The 2009 Atlantic hurricane season was below average with nine named tropical storms. That was the fewest since the 1997 season, which had only seven named storms. One of the reasons for the low number of tropical storms was the formation of El Niño, the abnormal warming of ocean waters near the west coast of South America. During an El Niño event, upper-level weather patterns change, resulting in the “shearing” of tropical storms and hurricanes.
El Niño was not a factor in the 2008 season, which was termed “very active” with 16 named storms, eight of which became hurricanes. The formation of Tropical Storm Arthur caused the season to start two days earlier, May 30, 2008. The 2008 season was the third most costly on record, behind the 2004 and 2005 seasons, with approximately $41 billion in damage.

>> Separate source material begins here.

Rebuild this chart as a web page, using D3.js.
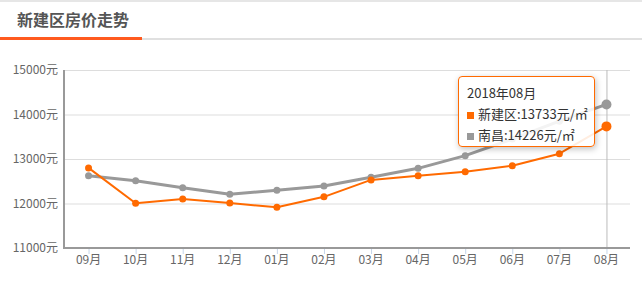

In the Atlantic and Caribbean waters, sea-surface temperatures are cooling down. By the beginning of summer in late June, we may be in a “La Nada,” or in-between an El Niño or La Niña. It’s also possible that a new La Niña, the cooler-than-normal sea-surface temperature event, may start to form over the next few months, which would likely increase the number of tropical storm and hurricane formations.
For the 2010 season, I see approximately 15 to 18 named storms, with six to seven of them becoming hurricanes. Four of these potentially deadly storms are expected to become major hurricanes, reaching at least a Category 3 status. The overall average is 11 named storms, with six becoming hurricanes during a season.
As far as our weather is concerned, we finally received some much-needed rainfall as the cooler and wetter spring weather pattern has arrived. As of early this week, the airport had received about 4 inches of moisture since January 1, which is about 0.8 inches below normal. But more precipitation is on the way as the rest of the spring season is expected to be a bit cooler and wetter than normal, with El Niño continuing to weaken. But don’t worry, there will be many days over the next few months that will have warm afternoons with plenty of sunshine.